-- begin --
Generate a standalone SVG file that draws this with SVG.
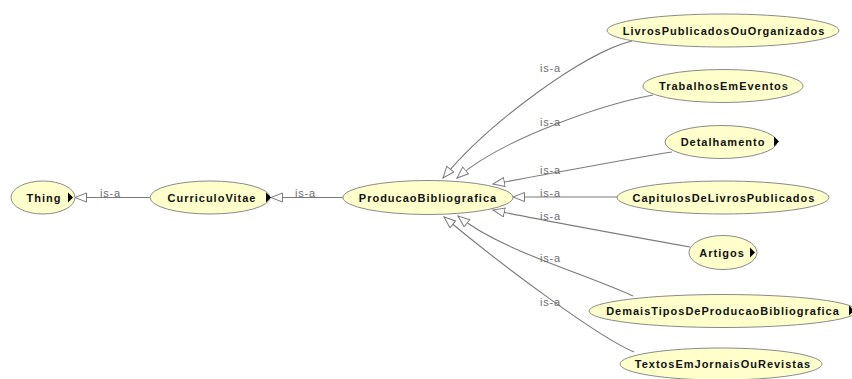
<svg xmlns="http://www.w3.org/2000/svg" width="852" height="379" viewBox="0 0 852 379">
  <defs>
    <style>
      .node ellipse { fill: #ffffcc; stroke: #8a8a8a; stroke-width: 1; }
      .node text { font-family: "Liberation Sans", Arial, sans-serif; font-size: 11px; font-weight: bold; fill: #111; text-anchor: middle; letter-spacing: 1px; }
      .expand { fill: #000; }
      .edge { fill: none; stroke: #7a7a7a; stroke-width: 1.1; marker-end: url(#isa); }
      .lbl { font-family: "Liberation Sans", Arial, sans-serif; font-size: 11px; fill: #6e6e6e; letter-spacing: 0.8px; }
    </style>
    <marker id="isa" markerUnits="userSpaceOnUse" markerWidth="14" markerHeight="12" refX="12" refY="5" orient="auto">
      <path d="M0.5,0.5 L12,5 L0.5,9.5 Z" fill="#fff" stroke="#7a7a7a" stroke-width="1"/>
    </marker>
  </defs>

  <rect width="852" height="379" fill="#fff"/>

  <!-- subclass connectors -->
  <g id="edges">
    <path class="edge" d="M150,197.5 L75,197.5"/>
    <path class="edge" d="M343,197.5 L271,197.5"/>
    <path class="edge" d="M632,41 C585,52 488,123 443,178"/>
    <path class="edge" d="M653,95 C600,105 500,140 457,178"/>
    <path class="edge" d="M672,152 C620,160 540,176 493,184"/>
    <path class="edge" d="M617,197 L513,197"/>
    <path class="edge" d="M690,247 C640,238 540,220 493,210"/>
    <path class="edge" d="M633,296 C580,272 500,250 458,216"/>
    <path class="edge" d="M634,352 C600,338 505,268 444,217"/>
    <g id="edge-labels">
      <text class="lbl" x="100" y="197">is-a</text>
      <text class="lbl" x="295" y="197">is-a</text>
      <text class="lbl" x="540" y="72">is-a</text>
      <text class="lbl" x="540" y="126">is-a</text>
      <text class="lbl" x="540" y="174">is-a</text>
      <text class="lbl" x="540" y="197">is-a</text>
      <text class="lbl" x="540" y="220">is-a</text>
      <text class="lbl" x="540" y="262">is-a</text>
      <text class="lbl" x="540" y="306">is-a</text>
    </g>
  </g>

  <g id="Thing" class="node">
    <ellipse cx="43" cy="197.5" rx="32" ry="16.5"/>
    <text x="44" y="201.5">Thing</text>
    <path class="expand" d="M68,192.5 L73,197.5 L68,202.5 Z"/>
  </g>
  <g id="CurriculoVitae" class="node">
    <ellipse cx="210" cy="197.5" rx="60" ry="16.5"/>
    <text x="212" y="201.5">CurriculoVitae</text>
    <path class="expand" d="M266,192.5 L271,197.5 L266,202.5 Z"/>
  </g>
  <g id="ProducaoBibliografica" class="node">
    <ellipse cx="428" cy="197.5" rx="85" ry="17"/>
    <text x="428" y="201.5">ProducaoBibliografica</text>
  </g>
  <g id="LivrosPublicadosOuOrganizados" class="node">
    <ellipse cx="723" cy="30.5" rx="116" ry="16.5"/>
    <text x="724" y="34.5">LivrosPublicadosOuOrganizados</text>
  </g>
  <g id="TrabalhosEmEventos" class="node">
    <ellipse cx="723" cy="86" rx="80" ry="16.5"/>
    <text x="724" y="90">TrabalhosEmEventos</text>
  </g>
  <g id="Detalhamento" class="node">
    <ellipse cx="721" cy="142" rx="56" ry="16.5"/>
    <text x="723" y="146">Detalhamento</text>
    <path class="expand" d="M774,136.5 L779,141.5 L774,146.5 Z"/>
  </g>
  <g id="CapitulosDeLivrosPublicados" class="node">
    <ellipse cx="723" cy="197.5" rx="106" ry="16.5"/>
    <text x="724" y="201.5">CapitulosDeLivrosPublicados</text>
  </g>
  <g id="Artigos" class="node">
    <ellipse cx="723" cy="252.5" rx="34" ry="17"/>
    <text x="722" y="256.5">Artigos</text>
    <path class="expand" d="M750,247.5 L755,252.5 L750,257.5 Z"/>
  </g>
  <g id="DemaisTiposDeProducaoBibliografica" class="node">
    <ellipse cx="723" cy="311" rx="134" ry="16.5"/>
    <text x="723" y="315">DemaisTiposDeProducaoBibliografica</text>
    <path class="expand" d="M849,305.5 L854,310.5 L849,315.5 Z"/>
  </g>
  <g id="TextosEmJornaisOuRevistas" class="node">
    <ellipse cx="721" cy="364" rx="101" ry="16"/>
    <text x="723" y="368">TextosEmJornaisOuRevistas</text>
  </g>
</svg>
-- end --
Output the material word for word, omitting its pictures.

■ Result below ■
Generate a standalone SVG file that draws this with SVG.
<svg xmlns="http://www.w3.org/2000/svg" width="852" height="379" viewBox="0 0 852 379">
  <defs>
    <style>
      .node ellipse { fill: #ffffcc; stroke: #8a8a8a; stroke-width: 1; }
      .node text { font-family: "Liberation Sans", Arial, sans-serif; font-size: 11px; font-weight: bold; fill: #111; text-anchor: middle; letter-spacing: 1px; }
      .expand { fill: #000; }
      .edge { fill: none; stroke: #7a7a7a; stroke-width: 1.1; marker-end: url(#isa); }
      .lbl { font-family: "Liberation Sans", Arial, sans-serif; font-size: 11px; fill: #6e6e6e; letter-spacing: 0.8px; }
    </style>
    <marker id="isa" markerUnits="userSpaceOnUse" markerWidth="14" markerHeight="12" refX="12" refY="5" orient="auto">
      <path d="M0.5,0.5 L12,5 L0.5,9.5 Z" fill="#fff" stroke="#7a7a7a" stroke-width="1"/>
    </marker>
  </defs>

  <rect width="852" height="379" fill="#fff"/>

  <!-- subclass connectors -->
  <g id="edges">
    <path class="edge" d="M150,197.5 L75,197.5"/>
    <path class="edge" d="M343,197.5 L271,197.5"/>
    <path class="edge" d="M632,41 C585,52 488,123 443,178"/>
    <path class="edge" d="M653,95 C600,105 500,140 457,178"/>
    <path class="edge" d="M672,152 C620,160 540,176 493,184"/>
    <path class="edge" d="M617,197 L513,197"/>
    <path class="edge" d="M690,247 C640,238 540,220 493,210"/>
    <path class="edge" d="M633,296 C580,272 500,250 458,216"/>
    <path class="edge" d="M634,352 C600,338 505,268 444,217"/>
    <g id="edge-labels">
      <text class="lbl" x="100" y="197">is-a</text>
      <text class="lbl" x="295" y="197">is-a</text>
      <text class="lbl" x="540" y="72">is-a</text>
      <text class="lbl" x="540" y="126">is-a</text>
      <text class="lbl" x="540" y="174">is-a</text>
      <text class="lbl" x="540" y="197">is-a</text>
      <text class="lbl" x="540" y="220">is-a</text>
      <text class="lbl" x="540" y="262">is-a</text>
      <text class="lbl" x="540" y="306">is-a</text>
    </g>
  </g>

  <g id="Thing" class="node">
    <ellipse cx="43" cy="197.5" rx="32" ry="16.5"/>
    <text x="44" y="201.5">Thing</text>
    <path class="expand" d="M68,192.5 L73,197.5 L68,202.5 Z"/>
  </g>
  <g id="CurriculoVitae" class="node">
    <ellipse cx="210" cy="197.5" rx="60" ry="16.5"/>
    <text x="212" y="201.5">CurriculoVitae</text>
    <path class="expand" d="M266,192.5 L271,197.5 L266,202.5 Z"/>
  </g>
  <g id="ProducaoBibliografica" class="node">
    <ellipse cx="428" cy="197.5" rx="85" ry="17"/>
    <text x="428" y="201.5">ProducaoBibliografica</text>
  </g>
  <g id="LivrosPublicadosOuOrganizados" class="node">
    <ellipse cx="723" cy="30.5" rx="116" ry="16.5"/>
    <text x="724" y="34.5">LivrosPublicadosOuOrganizados</text>
  </g>
  <g id="TrabalhosEmEventos" class="node">
    <ellipse cx="723" cy="86" rx="80" ry="16.5"/>
    <text x="724" y="90">TrabalhosEmEventos</text>
  </g>
  <g id="Detalhamento" class="node">
    <ellipse cx="721" cy="142" rx="56" ry="16.5"/>
    <text x="723" y="146">Detalhamento</text>
    <path class="expand" d="M774,136.5 L779,141.5 L774,146.5 Z"/>
  </g>
  <g id="CapitulosDeLivrosPublicados" class="node">
    <ellipse cx="723" cy="197.5" rx="106" ry="16.5"/>
    <text x="724" y="201.5">CapitulosDeLivrosPublicados</text>
  </g>
  <g id="Artigos" class="node">
    <ellipse cx="723" cy="252.5" rx="34" ry="17"/>
    <text x="722" y="256.5">Artigos</text>
    <path class="expand" d="M750,247.5 L755,252.5 L750,257.5 Z"/>
  </g>
  <g id="DemaisTiposDeProducaoBibliografica" class="node">
    <ellipse cx="723" cy="311" rx="134" ry="16.5"/>
    <text x="723" y="315">DemaisTiposDeProducaoBibliografica</text>
    <path class="expand" d="M849,305.5 L854,310.5 L849,315.5 Z"/>
  </g>
  <g id="TextosEmJornaisOuRevistas" class="node">
    <ellipse cx="721" cy="364" rx="101" ry="16"/>
    <text x="723" y="368">TextosEmJornaisOuRevistas</text>
  </g>
</svg>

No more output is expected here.